Ao longo da disputa, a deputada, que desempenhava melhor entre as mulheres do que entre os homens, passou a pedir a ajuda das eleitoras paulistanas para “salvar a eleição”, “colocando juízo” na cabeça de amigos e familiares homens sobre o suposto perigo representado por alguns candidatos.
Como mulher, no entanto, também foi vítima de ataques machistas, como a divulgação de publicações que a associavam falsamente a imagens sensuais de uma criadora de conteúdo adulto. A candidata entrou com notícia-crime na Justiça contra o caso.
Em uma conversa com mulheres, ela disse que o episódio foi o que mais a machucou em toda a campanha.
“Eu coloquei minha vida em risco [durante a campanha]. Eu tive que olhar para segurança, estou batendo de frente com muita gente poderosa, mas a coisa que mais me machucou nesta eleição foram imagens [falsas] que fizeram de mim, pornográficas.

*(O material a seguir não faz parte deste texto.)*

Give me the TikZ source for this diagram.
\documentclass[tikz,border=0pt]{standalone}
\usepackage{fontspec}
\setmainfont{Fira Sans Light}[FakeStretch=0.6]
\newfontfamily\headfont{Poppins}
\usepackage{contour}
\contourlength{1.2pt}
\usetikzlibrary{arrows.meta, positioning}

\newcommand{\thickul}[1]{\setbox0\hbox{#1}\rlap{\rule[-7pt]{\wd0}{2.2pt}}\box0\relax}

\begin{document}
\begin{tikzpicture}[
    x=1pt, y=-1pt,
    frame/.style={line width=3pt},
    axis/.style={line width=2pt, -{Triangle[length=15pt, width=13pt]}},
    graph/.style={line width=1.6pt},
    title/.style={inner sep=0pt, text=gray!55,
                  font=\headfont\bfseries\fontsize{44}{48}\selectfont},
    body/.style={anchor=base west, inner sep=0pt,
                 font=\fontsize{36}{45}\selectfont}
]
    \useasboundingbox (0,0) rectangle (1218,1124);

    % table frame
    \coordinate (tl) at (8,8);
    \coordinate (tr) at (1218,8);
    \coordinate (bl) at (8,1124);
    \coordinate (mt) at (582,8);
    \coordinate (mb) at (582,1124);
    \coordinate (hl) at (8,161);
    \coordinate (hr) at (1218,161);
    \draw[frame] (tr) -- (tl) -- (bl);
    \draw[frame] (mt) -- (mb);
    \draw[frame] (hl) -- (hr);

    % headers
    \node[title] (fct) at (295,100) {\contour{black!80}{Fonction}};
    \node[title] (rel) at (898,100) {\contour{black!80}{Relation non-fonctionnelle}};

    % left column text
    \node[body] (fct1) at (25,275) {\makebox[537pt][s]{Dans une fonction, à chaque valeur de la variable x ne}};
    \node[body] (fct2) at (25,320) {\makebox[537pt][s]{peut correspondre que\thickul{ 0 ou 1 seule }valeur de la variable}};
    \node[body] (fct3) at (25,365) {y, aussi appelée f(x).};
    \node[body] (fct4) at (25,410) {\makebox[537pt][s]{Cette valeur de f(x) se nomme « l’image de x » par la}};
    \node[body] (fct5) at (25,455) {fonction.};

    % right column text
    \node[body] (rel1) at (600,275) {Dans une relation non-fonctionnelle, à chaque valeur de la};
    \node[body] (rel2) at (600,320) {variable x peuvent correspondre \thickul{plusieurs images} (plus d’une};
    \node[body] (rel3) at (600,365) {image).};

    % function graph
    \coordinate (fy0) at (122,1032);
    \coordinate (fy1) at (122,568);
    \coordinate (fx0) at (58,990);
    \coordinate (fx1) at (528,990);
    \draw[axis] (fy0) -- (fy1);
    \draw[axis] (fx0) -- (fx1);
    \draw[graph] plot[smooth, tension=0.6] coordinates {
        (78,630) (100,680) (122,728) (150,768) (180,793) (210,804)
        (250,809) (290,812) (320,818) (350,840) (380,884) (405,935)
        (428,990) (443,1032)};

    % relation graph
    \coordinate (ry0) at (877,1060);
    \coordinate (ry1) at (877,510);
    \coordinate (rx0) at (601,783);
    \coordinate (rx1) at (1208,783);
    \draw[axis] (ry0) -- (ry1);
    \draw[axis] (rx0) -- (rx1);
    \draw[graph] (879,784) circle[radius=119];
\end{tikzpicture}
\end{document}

Não é justo que a forma de me desestabilizar seja [usar] imagens pornográficas feitas por inteligência artificial”, disse.
Na última semana, Tabata oscilou positivamente nas pesquisas, contrariando a hipótese de um possível derretimento de sua candidatura pelo voto útil em Boulos, que segue líder dos levantamentos. Mesmo assim, deve ficar em quarto lugar no primeiro turno, caso as pesquisas estejam certas.
No fim de semana anterior à eleição, a candidata fez um comício na Vila Missionária, bairro onde cresceu, na zona sul de São Paulo, ao lado do vice-presidente Geraldo Alckmin (PSB), do ministro do Empreendedorismo Márcio França (PSB), e do presidente de seu partido, Carlos Siqueira (PSB), mostrando que conseguiu unir o partido em torno de sua candidatura.
Sem grandes chances de vencer a eleição desta vez, Tabata tende a terminar o pleito como uma candidata em potencial para 2028. O apoio do partido, aparentemente, ela já tem.